Feingold to headline Netroots Nation 2011 in Minneapolis
Thursday, March 17, 2011 at 12:26 pm
Netroots Nation had a strong Minnesota presence last year: Sen. Al Franken gave the keynote, and as he finished up, he announced that the progressive blog conference would be hosted by Minneapolis in 2011. Today, another midwestern angle was announced: Franken’s former Senate colleague, Russ Feingold of Wisconsin, will be giving an address to kick off the June 16-19 summit.
Feingold, whose name has been brought up repeatedly as a challenger to Gov. Scott Walker next election or should a recall effort be successful in the Badger State, referenced the turmoil in his state over Walker’s efforts to gut the ability of state employees’ unions to collectively bargain.
“If you’ve been following what’s going on in Wisconsin, then you’re seeing what I’m seeing: the ever-increasing, corruptive power of corporations that continue to invade our system of government,” he wrote in an email sent Thursday by Netroots Nation. “Many of you have already been hard at work standing up for the American people and fighting back against the hundreds of millions of dollars from corporate special interests. But our real fight is ahead, as special interests will try to buy their way to victory in 2012.”
“Change won’t come easy,” he continued. “We’ll need to support candidates who will work for the people. We’ll need to call out the media — something the Netroots does well — when they hide from the real story. And we’ll need to keep the pressure on Congress and those in Washington who oppose real change.”
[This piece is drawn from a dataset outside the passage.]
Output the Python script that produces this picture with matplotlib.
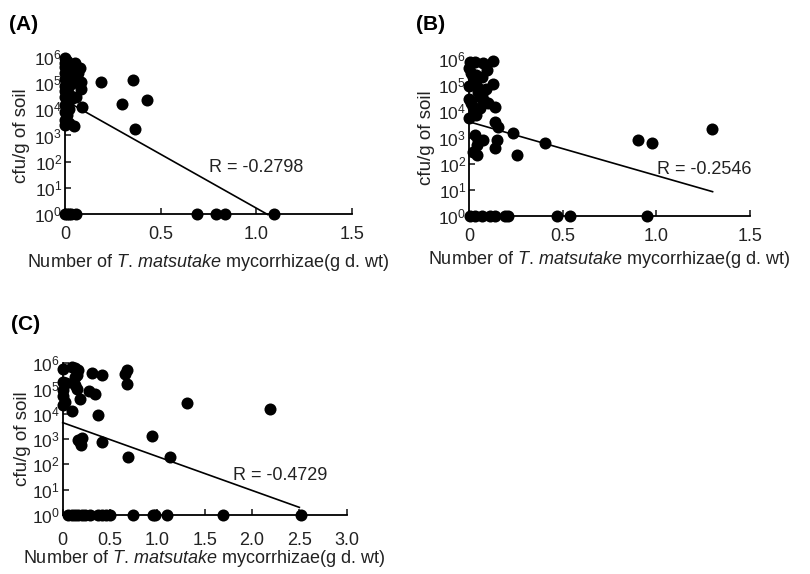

Feingold, who lost his Senate seat in the anti-incumbent GOP sweep last election, “will be Wisconsin’s next governor,” according to Matt Rothschild, publisher of the Madison-based magazine The Progressive. Salon, meanwhile, called Feingold Democrats’ “dream recall candidate.” But there are large obstacles to overcome should he get a chance to challenge Walker, Salon’s Steve Kornacki notes, including a recall, which he calls “one of the more onerous recall procedures when it comes to governors”:
Petitioners would need to gather signatures equivalent to 25 percent of the total number of votes cast in the previous statewide election, and they’d have only 60 days to do it. By contrast, California (where Gov. Gray Davis was successfully recalled in 2003) requires signatures equivalent to only 12 percent of the votes cast in the previous election, with a 160-day window.
Feingold now heads Progressives United, a political action committee founded in response to the Supreme Court’s ruling in Citizens United and aimed at creating “a massive grassroots effort dedicated to mitigating the effects of, and eventually overturning” the ruling, which, as the group’s website puts it, “undercut one hundred years of precedent, and declared that corporations have the same political rights as individuals.”